I did so. As far as I can recollect, the "refutation”
given me made no impression whatever. Though easily my superiors in
scholarship, I had sufficient knowledge and logic to perceive that the great
chain of scriptural and historical evidence for the Catholic claim remained
unbroken by excerpts from St.
Augustine, St. Cyprian, and others, conveniently
interpreted according to the will of the reader and not to the mind of the
author. It is little less than amazing to me now that scholars of repute should
endeavor to counter the vast weight of evidence against them with what they
themselves must in honesty admit is the less likely interpretation — to fit the
rock to the pebble rather than the pebble to the rock. To my case for leaving a
church which was so plainly devoid, in view of its contradictions, of any
divine teaching authority, I received no valid answer at all. Every conceivable
"argumentum ad hominem" was presented; sentiment, "Roman
fever," "intellectual suicide," treachery to the "church of
my baptism," "corruptions of Rome,"
the whole well-worn gamut of objections was paraded. I had read them all,
though, already and found them untrue. The great facts about the Catholic
Church were left standing — unassailable. And those facts demanded submission.
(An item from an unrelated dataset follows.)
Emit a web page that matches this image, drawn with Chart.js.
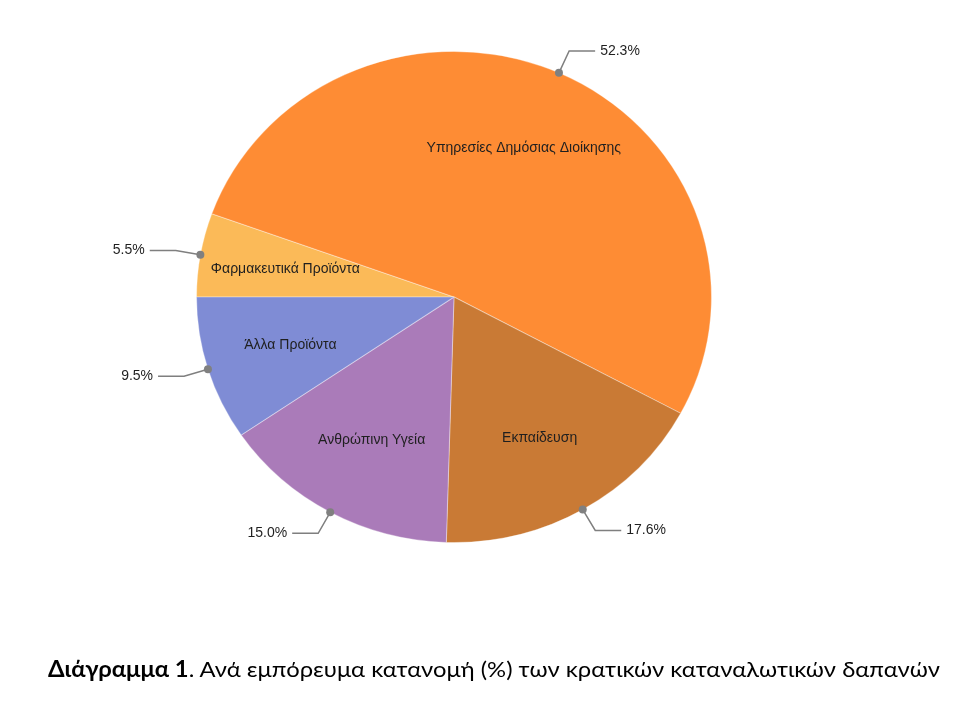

I have been asked again and again, since I became a Catholic, why I left the
Church of England, and often the implication behind the question, if not
actually expressed, has been that my motive for doing so could not have been
based on reason.
There is a prevalent idea that converts to Rome are in some mysterious manner "got
hold of" or "caught" by "Roman priests." I would like
to assure any non-Catholic who may happen to read this that converts are not
"got hold of" or "caught." In my own case I had rarely even
spoken to a "Roman priest," before, of my own free will and with my
reason already convinced, I went to consult one at the London Oratory. It is
true that in doing so I was still full of Protestant suspicion and imagined
that he would be extremely gratified to "get hold of" a real live
Anglican clergyman; I should make a splendid "catch." The priest in
question received me most calmly. He showed no sign of excitement; he did not
stand on his head or caper about. He did not even appear to regard me as a
particularly good "catch." He answered my questions and invited me to
come again, if I cared to, but no more. I left, feeling several sizes smaller.
I learned many things, however, from that interview. It was so entirely different
from the interviews with the Anglican scholars. For the priest there was no
difficult case to bolster up. Not a single question that I put to him presented
"difficulties." There were no awkward corners to get around. I
believe his candidness about the human side of the Catholic Church almost
startled me.
Never once was he on the defence. All that I had been
groping toward so painfully and laboriously was so obvious to him as to leave
me wondering how it could ever have not been obvious to myself. I realized, too,
from that interview that "going over to Rome" would be very much more than
stepping out of a small boat onto an Atlantic liner. It would be no less than
coming into the kingdom of God on earth — and the Catholic Church was that kingdom of God. I was not coming in on my own
terms, but on hers. I was not conferring a privilege upon her; she was
conferring an inestimable privilege upon me. I was not going to make myself a
Catholic, the Catholic Church was going to make me one. There would be a formal
course of instruction, a real testing of my faith, and finally, a real
submission to a living authority — the living authority of God on earth.